__What this task involves__.
Leave the pictures out. Return all other data exactly.

__Dataset excerpt__.
****************************************
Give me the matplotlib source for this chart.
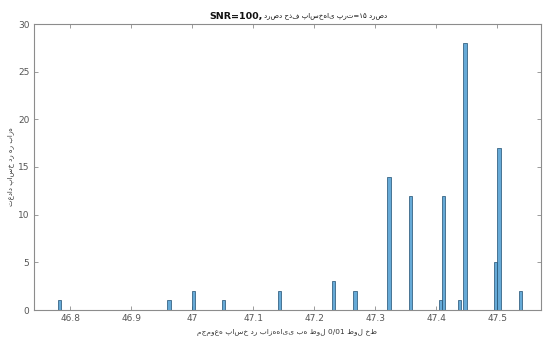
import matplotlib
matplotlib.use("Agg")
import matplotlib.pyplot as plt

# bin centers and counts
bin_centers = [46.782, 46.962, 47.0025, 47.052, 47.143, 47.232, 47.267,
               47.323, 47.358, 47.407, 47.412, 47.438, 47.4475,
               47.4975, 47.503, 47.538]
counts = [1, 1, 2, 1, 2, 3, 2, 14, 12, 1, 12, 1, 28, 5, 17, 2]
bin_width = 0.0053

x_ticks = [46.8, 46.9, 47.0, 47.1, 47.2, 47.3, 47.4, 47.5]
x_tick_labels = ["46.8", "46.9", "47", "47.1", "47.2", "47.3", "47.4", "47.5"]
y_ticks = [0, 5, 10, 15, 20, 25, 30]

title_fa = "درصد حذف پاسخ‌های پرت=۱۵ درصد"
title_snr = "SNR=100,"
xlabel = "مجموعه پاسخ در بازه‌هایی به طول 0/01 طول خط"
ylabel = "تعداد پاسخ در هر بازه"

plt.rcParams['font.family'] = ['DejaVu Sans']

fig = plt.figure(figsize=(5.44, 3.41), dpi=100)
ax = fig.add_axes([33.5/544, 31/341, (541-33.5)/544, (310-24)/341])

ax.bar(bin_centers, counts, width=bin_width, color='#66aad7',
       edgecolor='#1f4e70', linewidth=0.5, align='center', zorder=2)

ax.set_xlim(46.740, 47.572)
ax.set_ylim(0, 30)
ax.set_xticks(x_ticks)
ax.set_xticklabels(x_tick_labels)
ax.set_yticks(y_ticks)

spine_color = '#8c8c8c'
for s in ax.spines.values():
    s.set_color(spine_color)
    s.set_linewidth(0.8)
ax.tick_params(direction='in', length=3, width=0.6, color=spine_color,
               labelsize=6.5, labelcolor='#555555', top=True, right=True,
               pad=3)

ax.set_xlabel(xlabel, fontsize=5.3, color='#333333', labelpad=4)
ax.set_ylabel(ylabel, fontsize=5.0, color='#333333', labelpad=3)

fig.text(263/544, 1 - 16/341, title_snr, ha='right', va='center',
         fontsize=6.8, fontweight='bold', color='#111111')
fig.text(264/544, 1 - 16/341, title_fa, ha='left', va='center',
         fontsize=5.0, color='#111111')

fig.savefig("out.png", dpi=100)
****************************************
__Task response__.
Give me the matplotlib source for this chart.
import matplotlib
matplotlib.use("Agg")
import matplotlib.pyplot as plt

# bin centers and counts
bin_centers = [46.782, 46.962, 47.0025, 47.052, 47.143, 47.232, 47.267,
               47.323, 47.358, 47.407, 47.412, 47.438, 47.4475,
               47.4975, 47.503, 47.538]
counts = [1, 1, 2, 1, 2, 3, 2, 14, 12, 1, 12, 1, 28, 5, 17, 2]
bin_width = 0.0053

x_ticks = [46.8, 46.9, 47.0, 47.1, 47.2, 47.3, 47.4, 47.5]
x_tick_labels = ["46.8", "46.9", "47", "47.1", "47.2", "47.3", "47.4", "47.5"]
y_ticks = [0, 5, 10, 15, 20, 25, 30]

title_fa = "درصد حذف پاسخ‌های پرت=۱۵ درصد"
title_snr = "SNR=100,"
xlabel = "مجموعه پاسخ در بازه‌هایی به طول 0/01 طول خط"
ylabel = "تعداد پاسخ در هر بازه"

plt.rcParams['font.family'] = ['DejaVu Sans']

fig = plt.figure(figsize=(5.44, 3.41), dpi=100)
ax = fig.add_axes([33.5/544, 31/341, (541-33.5)/544, (310-24)/341])

ax.bar(bin_centers, counts, width=bin_width, color='#66aad7',
       edgecolor='#1f4e70', linewidth=0.5, align='center', zorder=2)

ax.set_xlim(46.740, 47.572)
ax.set_ylim(0, 30)
ax.set_xticks(x_ticks)
ax.set_xticklabels(x_tick_labels)
ax.set_yticks(y_ticks)

spine_color = '#8c8c8c'
for s in ax.spines.values():
    s.set_color(spine_color)
    s.set_linewidth(0.8)
ax.tick_params(direction='in', length=3, width=0.6, color=spine_color,
               labelsize=6.5, labelcolor='#555555', top=True, right=True,
               pad=3)

ax.set_xlabel(xlabel, fontsize=5.3, color='#333333', labelpad=4)
ax.set_ylabel(ylabel, fontsize=5.0, color='#333333', labelpad=3)

fig.text(263/544, 1 - 16/341, title_snr, ha='right', va='center',
         fontsize=6.8, fontweight='bold', color='#111111')
fig.text(264/544, 1 - 16/341, title_fa, ha='left', va='center',
         fontsize=5.0, color='#111111')

fig.savefig("out.png", dpi=100)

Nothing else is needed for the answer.